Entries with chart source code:
⁂
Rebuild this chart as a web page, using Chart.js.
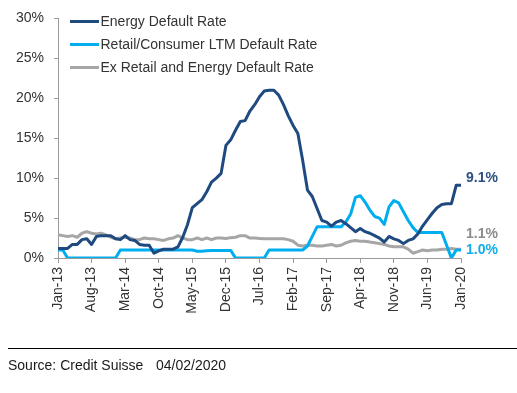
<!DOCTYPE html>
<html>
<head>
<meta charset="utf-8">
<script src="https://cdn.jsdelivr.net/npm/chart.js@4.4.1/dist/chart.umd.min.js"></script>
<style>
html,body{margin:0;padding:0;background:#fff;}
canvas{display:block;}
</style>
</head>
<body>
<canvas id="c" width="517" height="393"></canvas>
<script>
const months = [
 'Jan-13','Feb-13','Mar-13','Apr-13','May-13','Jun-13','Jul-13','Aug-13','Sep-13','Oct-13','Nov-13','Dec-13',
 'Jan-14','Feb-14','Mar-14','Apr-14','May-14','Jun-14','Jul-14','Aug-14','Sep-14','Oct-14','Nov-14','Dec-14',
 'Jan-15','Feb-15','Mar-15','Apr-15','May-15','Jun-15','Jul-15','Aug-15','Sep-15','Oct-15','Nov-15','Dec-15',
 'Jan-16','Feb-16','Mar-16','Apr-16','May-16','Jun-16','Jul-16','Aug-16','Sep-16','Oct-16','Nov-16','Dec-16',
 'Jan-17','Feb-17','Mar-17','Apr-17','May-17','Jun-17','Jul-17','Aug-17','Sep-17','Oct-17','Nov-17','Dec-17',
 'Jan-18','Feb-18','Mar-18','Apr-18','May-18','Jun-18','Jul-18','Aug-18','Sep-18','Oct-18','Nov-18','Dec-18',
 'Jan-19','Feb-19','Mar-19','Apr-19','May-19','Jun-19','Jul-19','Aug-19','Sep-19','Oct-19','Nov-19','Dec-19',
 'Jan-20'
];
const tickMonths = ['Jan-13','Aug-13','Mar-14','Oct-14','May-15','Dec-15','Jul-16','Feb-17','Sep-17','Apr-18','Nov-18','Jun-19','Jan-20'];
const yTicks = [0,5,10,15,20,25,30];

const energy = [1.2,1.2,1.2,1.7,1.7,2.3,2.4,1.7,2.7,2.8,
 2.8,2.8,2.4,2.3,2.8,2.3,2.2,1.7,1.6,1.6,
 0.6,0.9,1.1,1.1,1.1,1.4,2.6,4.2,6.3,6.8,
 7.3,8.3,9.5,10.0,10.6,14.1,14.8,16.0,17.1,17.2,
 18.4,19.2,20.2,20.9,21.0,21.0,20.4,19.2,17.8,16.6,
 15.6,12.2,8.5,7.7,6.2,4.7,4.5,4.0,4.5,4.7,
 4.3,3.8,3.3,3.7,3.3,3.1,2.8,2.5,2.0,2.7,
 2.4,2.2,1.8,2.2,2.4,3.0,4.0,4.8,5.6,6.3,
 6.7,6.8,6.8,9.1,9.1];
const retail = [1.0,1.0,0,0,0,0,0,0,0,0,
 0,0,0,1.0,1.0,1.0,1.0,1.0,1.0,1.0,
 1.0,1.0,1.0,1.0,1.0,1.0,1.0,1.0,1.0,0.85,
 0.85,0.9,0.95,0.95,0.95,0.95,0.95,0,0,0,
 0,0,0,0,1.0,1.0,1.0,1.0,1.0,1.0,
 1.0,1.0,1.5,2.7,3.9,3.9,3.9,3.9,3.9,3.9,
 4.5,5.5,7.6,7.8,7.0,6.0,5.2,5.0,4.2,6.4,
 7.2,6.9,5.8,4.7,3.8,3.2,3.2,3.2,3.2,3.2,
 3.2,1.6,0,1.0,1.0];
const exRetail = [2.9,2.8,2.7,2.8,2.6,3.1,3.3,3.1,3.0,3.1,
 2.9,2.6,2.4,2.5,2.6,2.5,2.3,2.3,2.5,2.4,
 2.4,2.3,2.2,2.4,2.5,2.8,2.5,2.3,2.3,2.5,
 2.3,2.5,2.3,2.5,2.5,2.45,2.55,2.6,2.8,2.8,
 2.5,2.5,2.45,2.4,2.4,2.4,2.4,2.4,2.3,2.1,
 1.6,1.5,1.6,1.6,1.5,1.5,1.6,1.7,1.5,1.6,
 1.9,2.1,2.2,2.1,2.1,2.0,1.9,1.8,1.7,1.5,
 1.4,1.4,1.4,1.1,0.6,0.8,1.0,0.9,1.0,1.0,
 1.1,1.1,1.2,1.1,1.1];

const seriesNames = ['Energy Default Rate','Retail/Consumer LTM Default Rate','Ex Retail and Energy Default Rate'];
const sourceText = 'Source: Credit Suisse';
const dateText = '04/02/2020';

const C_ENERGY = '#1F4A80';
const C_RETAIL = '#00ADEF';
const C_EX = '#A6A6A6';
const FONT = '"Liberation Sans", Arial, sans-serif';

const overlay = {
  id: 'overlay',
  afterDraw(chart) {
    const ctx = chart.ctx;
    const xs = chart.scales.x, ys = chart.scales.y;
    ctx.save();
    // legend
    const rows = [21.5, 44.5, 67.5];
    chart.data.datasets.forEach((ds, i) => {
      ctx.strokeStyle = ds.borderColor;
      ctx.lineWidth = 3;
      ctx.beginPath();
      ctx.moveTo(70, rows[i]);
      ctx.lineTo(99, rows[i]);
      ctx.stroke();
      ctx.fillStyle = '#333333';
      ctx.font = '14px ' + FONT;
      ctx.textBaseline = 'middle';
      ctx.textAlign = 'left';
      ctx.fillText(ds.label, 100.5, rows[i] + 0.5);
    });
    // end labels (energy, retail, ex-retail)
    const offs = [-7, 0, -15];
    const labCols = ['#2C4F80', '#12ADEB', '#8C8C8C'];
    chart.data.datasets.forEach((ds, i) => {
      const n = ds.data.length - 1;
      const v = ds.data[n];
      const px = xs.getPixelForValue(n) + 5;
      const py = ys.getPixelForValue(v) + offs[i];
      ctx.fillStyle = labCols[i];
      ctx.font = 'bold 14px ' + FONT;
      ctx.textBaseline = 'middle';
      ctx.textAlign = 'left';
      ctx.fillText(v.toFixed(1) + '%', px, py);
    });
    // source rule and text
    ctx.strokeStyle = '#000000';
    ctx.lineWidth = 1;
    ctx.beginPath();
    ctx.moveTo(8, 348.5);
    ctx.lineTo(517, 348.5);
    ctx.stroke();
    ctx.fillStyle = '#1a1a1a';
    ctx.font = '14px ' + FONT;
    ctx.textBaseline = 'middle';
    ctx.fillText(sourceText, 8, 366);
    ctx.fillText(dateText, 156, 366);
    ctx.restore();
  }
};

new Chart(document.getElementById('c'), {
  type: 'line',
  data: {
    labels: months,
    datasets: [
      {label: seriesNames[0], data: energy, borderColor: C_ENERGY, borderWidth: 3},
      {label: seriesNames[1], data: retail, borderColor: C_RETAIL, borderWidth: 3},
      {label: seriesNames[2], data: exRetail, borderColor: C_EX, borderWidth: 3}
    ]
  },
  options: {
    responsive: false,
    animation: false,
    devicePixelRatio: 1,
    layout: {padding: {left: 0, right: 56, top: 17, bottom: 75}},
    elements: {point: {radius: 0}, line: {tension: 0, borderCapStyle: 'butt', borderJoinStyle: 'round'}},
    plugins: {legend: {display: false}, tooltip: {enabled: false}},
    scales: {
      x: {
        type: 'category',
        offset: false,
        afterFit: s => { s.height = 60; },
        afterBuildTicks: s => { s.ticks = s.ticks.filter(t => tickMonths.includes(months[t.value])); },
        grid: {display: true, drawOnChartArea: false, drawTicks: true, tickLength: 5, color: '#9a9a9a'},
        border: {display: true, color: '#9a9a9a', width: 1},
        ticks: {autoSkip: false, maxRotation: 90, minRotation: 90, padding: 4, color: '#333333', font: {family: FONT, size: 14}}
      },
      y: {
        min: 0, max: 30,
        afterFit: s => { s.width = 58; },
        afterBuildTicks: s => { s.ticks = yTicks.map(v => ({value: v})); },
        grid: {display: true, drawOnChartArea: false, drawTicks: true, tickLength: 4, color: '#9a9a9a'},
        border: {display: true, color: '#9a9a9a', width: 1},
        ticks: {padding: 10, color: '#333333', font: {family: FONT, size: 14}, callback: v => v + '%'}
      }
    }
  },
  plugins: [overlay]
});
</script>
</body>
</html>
⁂
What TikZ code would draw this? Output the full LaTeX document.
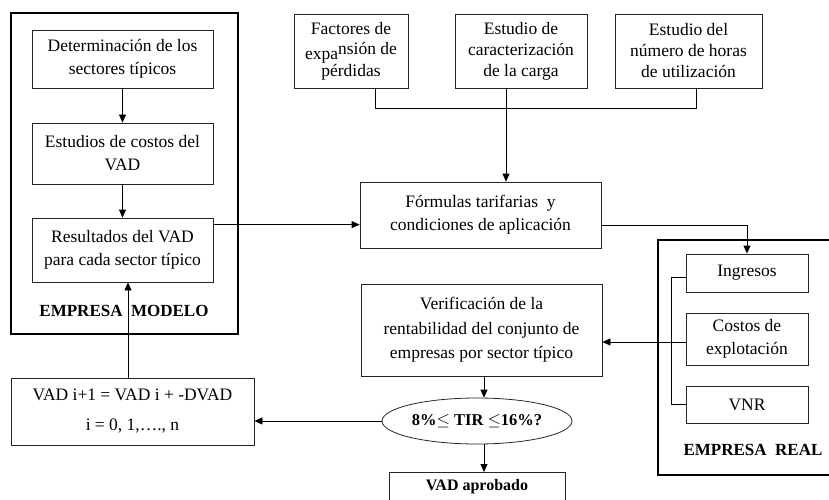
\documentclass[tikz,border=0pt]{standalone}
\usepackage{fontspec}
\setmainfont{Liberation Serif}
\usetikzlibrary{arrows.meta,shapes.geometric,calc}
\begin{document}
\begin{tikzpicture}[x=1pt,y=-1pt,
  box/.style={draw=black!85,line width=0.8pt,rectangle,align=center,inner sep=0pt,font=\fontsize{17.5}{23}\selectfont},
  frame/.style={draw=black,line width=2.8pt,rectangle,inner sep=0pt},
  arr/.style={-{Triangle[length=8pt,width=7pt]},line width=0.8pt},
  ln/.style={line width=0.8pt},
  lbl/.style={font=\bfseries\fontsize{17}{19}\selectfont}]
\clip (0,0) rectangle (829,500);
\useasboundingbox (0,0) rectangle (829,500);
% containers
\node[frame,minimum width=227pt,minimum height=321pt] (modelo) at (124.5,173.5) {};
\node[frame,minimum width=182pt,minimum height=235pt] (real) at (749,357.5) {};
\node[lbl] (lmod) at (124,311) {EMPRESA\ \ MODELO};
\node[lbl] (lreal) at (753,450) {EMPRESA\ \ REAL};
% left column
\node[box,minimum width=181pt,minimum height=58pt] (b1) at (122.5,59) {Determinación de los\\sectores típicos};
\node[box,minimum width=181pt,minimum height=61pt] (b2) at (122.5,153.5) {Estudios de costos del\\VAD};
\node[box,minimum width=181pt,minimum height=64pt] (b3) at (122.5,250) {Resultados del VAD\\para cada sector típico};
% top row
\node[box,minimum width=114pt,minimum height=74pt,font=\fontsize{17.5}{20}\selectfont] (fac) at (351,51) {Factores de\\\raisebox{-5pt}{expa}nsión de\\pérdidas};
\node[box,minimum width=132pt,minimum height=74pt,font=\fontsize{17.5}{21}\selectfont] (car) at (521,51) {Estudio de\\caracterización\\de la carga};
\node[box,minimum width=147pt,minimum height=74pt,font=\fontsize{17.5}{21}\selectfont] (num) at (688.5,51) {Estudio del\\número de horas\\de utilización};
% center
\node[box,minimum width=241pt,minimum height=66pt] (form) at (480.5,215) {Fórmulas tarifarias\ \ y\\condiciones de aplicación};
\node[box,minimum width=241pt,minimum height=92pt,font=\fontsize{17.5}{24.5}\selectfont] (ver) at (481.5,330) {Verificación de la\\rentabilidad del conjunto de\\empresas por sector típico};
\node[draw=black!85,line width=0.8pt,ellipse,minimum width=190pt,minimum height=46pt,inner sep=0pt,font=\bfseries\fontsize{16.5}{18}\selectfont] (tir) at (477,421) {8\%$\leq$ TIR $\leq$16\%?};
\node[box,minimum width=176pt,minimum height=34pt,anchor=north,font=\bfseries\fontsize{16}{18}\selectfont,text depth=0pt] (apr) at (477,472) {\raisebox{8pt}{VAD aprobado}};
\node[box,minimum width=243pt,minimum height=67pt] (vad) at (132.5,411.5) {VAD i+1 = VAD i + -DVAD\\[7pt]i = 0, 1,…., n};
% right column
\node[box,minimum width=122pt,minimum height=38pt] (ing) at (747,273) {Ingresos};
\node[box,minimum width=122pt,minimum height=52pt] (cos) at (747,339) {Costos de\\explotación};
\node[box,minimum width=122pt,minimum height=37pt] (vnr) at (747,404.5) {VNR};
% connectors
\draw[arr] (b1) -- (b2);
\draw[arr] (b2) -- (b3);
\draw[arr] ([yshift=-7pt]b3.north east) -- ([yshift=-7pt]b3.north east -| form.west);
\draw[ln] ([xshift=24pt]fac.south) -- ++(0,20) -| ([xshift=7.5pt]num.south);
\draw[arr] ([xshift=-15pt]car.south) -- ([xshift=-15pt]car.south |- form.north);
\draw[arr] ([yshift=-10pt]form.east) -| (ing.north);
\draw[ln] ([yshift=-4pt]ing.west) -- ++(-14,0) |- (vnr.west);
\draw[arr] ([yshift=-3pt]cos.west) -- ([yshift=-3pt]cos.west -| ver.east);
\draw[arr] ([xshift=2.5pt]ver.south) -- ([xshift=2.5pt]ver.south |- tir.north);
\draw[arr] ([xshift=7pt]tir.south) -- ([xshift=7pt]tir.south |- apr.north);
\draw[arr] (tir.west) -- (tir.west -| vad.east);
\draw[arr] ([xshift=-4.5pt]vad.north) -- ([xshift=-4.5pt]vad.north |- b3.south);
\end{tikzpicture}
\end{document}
⁂
◆ Exercise prompt
In the lines above, locate the string "this". Copy every line where it occurs.

◆ Exercise output
Rebuild this chart as a web page, using Chart.js.
What TikZ code would draw this? Output the full LaTeX document.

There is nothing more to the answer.